スローガンを掲げた運動の中心にはいつも、地元住民がいたと言います。
(藤後昇一さん)「どこに行っても割烹着を着た女性のデモや集会での参加人数は相当なものだった」
昭和48年=1973年、第1次オイルショックで高度経済成長が下火になる中、その4年後に就任した鎌田要人知事です。計画反対が続く中、埋め立て規模を当初の半分に縮小し、石油備蓄基地建設を盛り込んだ新たな計画を決めました。
しかし、反対運動は激しさを増し、県議会に反対派が乱入。警官隊が出動する事態に…。
結局、志布志湾は石油備蓄基地の整備だけで終わりましたが、地元漁協は補償金と引き換えに、漁業権を放棄。港はにぎわいを失いました。
(武田佐俊さん)「ここです。パチンコ店。みんな入り浸ったと思う」
補償金が支払われたころ、地域にはパチンコ店が4軒できましたが、いまはすべて店を閉じています。
(武田佐俊さん)「象徴的じゃないですか。補償金で過ごしていたであろう建物と、一番生活の糧になった漁船が放置されている。人間の心が荒廃していくはずですよね」
「新大隅開発計画」について、現地調査をしたこともある鹿児島大学の平井一臣名誉教授です。近年は、「住民が声を上げることが難しくなっている」と指摘します。
(鹿児島大学 平井一臣名誉教授)「60年代、70年代は、日本の社会がきょうよりはあすがもっと良くなるという思考があった。いまは特に地方で『消滅』とまで言われて、あきらめというもので、なかなか国策に対して物申すみたいなことに、つながっていないと思う」
あの反対運動から50年あまり…。県内では国のエネルギー政策を担う原発が2基稼働しているほか、かつて石油備蓄基地の整備が検討された馬毛島では、国の安全保障に関わる自衛隊基地の整備が進められています。
地方が「国策」とどう折り合いをつけるのか。平井名誉教授は、「依存しない姿勢が重要だ」と話します。
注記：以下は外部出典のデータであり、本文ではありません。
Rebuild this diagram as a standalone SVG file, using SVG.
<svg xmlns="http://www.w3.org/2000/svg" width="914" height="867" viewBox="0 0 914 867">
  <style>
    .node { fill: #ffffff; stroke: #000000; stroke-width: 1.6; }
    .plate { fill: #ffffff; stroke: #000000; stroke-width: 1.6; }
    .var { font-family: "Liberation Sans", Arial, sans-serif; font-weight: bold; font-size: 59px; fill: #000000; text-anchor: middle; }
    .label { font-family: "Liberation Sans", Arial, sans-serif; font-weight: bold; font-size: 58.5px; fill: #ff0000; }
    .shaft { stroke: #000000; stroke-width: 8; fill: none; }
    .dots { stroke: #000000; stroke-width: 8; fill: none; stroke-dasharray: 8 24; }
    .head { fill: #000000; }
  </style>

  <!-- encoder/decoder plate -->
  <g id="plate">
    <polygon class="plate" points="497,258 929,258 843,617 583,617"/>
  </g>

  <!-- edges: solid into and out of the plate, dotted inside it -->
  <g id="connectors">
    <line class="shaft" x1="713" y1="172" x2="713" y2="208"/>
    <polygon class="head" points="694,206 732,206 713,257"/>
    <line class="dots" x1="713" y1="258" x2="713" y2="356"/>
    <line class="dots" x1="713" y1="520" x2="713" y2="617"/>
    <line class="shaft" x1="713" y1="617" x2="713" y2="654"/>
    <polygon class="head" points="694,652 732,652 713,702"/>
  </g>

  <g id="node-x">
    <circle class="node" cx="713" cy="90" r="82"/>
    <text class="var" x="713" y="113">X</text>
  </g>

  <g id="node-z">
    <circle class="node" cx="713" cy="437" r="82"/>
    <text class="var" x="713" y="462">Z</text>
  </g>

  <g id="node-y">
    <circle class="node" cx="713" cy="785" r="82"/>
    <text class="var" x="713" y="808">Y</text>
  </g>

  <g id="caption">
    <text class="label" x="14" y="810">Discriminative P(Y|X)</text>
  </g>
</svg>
(鹿児島大学 平井一臣名誉教授)「国策というのは未来永劫続くものではないということ。それだけに依存するような地域のあり方は極めてリスクが高い。それ以外のセーフティーネットを持っておかないと、いつどのような環境で、国策がコロッと変わるか。そういうものが国策であるという、少し冷めた認識を持つ必要があると思う」
新大隅開発計画の規模は大幅に縮小されましたが、かつて「白砂青松」と言われた柏原海岸の風景は、変わってしまいました。
(武田佐俊さん)「結局、経済と引き替えに自然環境が犠牲になった。何より住民の子どもたちの将来を閉ざすような埋め立てではなかったか。まあ元に戻らないですね」
「国策」と、どう主体的に向き合っていくべきか。人口減少時代を地方で生きる私たちに問われています。